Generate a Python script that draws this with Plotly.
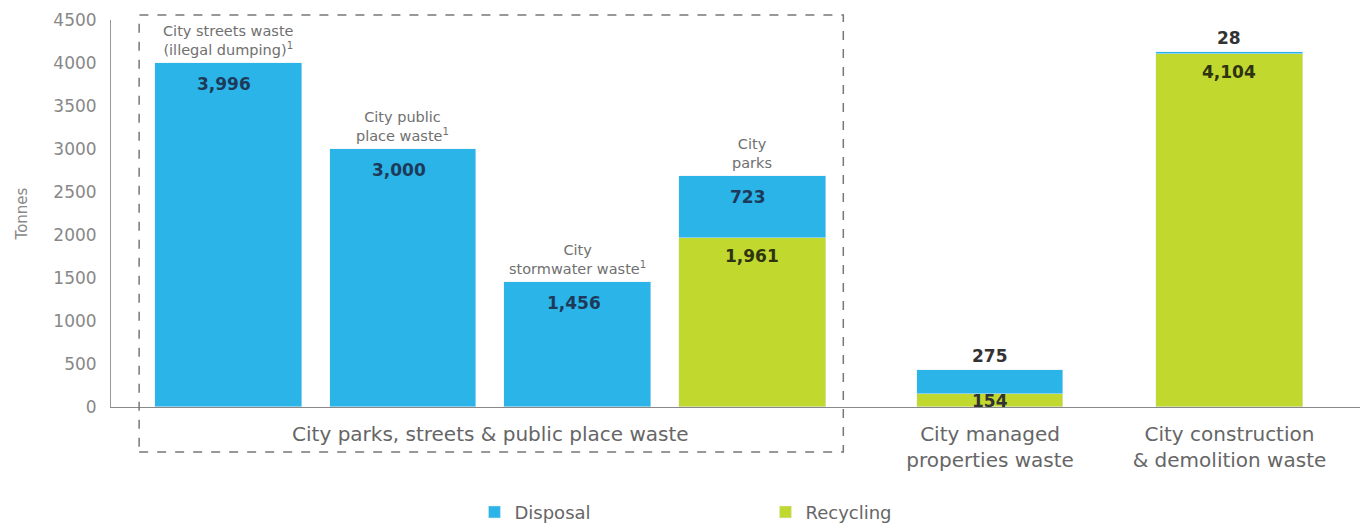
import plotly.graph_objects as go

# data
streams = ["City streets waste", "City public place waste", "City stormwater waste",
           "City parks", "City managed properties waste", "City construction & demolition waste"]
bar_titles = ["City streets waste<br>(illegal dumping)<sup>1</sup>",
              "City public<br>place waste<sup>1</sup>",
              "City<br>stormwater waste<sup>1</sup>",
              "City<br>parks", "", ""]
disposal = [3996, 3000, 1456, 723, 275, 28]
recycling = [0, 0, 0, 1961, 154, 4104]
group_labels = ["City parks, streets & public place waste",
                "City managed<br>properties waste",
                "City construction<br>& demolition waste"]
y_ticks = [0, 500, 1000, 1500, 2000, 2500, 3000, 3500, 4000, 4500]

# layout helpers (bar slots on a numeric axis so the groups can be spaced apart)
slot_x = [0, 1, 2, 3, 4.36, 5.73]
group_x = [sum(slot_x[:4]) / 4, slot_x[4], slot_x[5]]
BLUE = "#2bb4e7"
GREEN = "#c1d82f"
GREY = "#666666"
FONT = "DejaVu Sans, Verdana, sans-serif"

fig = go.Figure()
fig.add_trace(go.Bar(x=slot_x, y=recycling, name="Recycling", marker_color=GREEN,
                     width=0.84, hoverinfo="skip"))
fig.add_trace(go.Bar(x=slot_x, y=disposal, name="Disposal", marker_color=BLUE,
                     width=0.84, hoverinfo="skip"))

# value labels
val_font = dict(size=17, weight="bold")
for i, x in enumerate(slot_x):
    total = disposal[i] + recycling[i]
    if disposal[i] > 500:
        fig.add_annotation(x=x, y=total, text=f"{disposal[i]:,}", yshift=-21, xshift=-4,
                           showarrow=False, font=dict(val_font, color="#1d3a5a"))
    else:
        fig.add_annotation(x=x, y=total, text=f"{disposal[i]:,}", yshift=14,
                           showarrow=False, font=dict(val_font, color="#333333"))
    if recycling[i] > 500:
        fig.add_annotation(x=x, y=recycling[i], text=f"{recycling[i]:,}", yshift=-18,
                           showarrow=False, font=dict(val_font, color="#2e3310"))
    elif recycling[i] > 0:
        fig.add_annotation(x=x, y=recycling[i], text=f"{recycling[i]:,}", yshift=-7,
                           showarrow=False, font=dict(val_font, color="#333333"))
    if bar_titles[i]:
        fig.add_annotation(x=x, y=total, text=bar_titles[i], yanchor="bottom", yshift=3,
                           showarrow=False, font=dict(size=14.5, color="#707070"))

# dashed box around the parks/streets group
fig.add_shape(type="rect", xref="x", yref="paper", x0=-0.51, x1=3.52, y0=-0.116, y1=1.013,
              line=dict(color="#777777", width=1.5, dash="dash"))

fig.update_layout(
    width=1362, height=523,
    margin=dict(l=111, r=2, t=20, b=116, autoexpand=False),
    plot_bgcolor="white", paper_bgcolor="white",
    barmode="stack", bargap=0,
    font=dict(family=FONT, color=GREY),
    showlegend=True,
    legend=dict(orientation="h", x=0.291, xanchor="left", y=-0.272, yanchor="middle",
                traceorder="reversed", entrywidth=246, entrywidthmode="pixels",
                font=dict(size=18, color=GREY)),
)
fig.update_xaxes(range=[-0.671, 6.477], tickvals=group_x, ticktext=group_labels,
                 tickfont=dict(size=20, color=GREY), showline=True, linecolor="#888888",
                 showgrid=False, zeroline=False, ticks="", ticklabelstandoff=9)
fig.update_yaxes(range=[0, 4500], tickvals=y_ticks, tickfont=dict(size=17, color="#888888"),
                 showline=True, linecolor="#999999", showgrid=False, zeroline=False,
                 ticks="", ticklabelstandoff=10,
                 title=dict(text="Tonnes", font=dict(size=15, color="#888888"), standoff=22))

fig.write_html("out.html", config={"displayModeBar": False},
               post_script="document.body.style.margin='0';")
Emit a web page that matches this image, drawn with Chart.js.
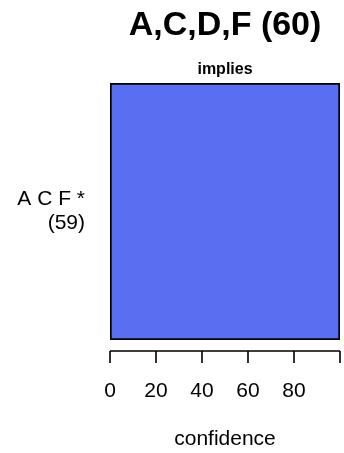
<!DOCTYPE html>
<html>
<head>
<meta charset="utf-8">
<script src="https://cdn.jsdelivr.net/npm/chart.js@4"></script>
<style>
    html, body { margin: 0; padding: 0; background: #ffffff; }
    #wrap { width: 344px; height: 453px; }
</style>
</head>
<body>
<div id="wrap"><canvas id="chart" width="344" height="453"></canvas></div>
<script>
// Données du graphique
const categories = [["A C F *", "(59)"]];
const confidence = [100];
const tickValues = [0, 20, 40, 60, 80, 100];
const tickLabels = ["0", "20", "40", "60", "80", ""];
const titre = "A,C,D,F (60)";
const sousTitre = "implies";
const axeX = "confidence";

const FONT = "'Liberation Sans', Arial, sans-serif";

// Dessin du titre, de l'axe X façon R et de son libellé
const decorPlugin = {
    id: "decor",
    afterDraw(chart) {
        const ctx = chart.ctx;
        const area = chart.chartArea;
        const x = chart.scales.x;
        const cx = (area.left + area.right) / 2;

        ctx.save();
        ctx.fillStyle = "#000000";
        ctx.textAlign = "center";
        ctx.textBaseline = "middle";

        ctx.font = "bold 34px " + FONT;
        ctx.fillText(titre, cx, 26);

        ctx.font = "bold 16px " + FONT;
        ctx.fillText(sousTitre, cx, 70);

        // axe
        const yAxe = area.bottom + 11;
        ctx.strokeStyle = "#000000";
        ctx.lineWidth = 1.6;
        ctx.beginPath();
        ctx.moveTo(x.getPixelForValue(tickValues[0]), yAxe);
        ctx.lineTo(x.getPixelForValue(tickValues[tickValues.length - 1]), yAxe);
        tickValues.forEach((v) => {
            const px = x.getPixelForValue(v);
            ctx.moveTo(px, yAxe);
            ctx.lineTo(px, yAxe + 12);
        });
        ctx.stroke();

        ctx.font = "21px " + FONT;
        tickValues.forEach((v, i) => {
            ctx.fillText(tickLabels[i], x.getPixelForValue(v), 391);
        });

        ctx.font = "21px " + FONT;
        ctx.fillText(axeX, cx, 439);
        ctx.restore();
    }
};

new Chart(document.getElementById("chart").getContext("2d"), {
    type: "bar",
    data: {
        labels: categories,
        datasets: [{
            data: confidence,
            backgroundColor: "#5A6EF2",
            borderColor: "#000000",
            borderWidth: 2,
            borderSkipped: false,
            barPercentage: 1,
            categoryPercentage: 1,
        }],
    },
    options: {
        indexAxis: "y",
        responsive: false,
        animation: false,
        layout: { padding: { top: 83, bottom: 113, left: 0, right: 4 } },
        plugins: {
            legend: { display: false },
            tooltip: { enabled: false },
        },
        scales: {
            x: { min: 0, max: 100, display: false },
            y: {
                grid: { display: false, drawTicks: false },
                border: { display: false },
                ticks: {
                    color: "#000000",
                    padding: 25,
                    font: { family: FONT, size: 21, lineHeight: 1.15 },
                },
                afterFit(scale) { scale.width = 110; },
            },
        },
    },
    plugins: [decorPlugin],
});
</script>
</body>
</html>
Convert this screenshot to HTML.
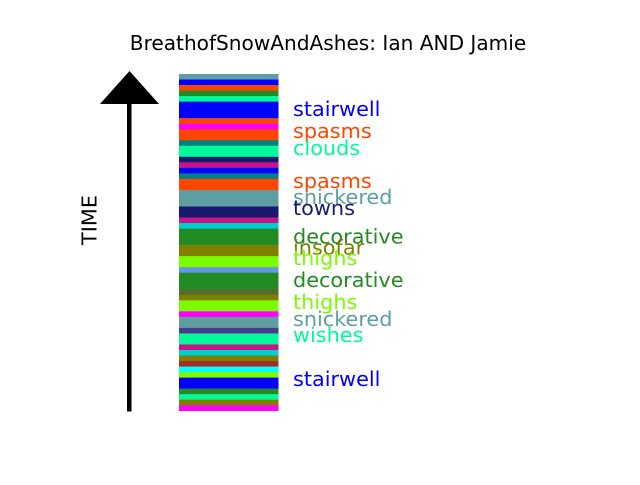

=-=-=

Task instructions: Collect every line above that contains the word "this".

The output:
Generate a Python script that draws this with Plotly.
Emit a web page that matches this image, drawn with Chart.js.
Convert this screenshot to HTML.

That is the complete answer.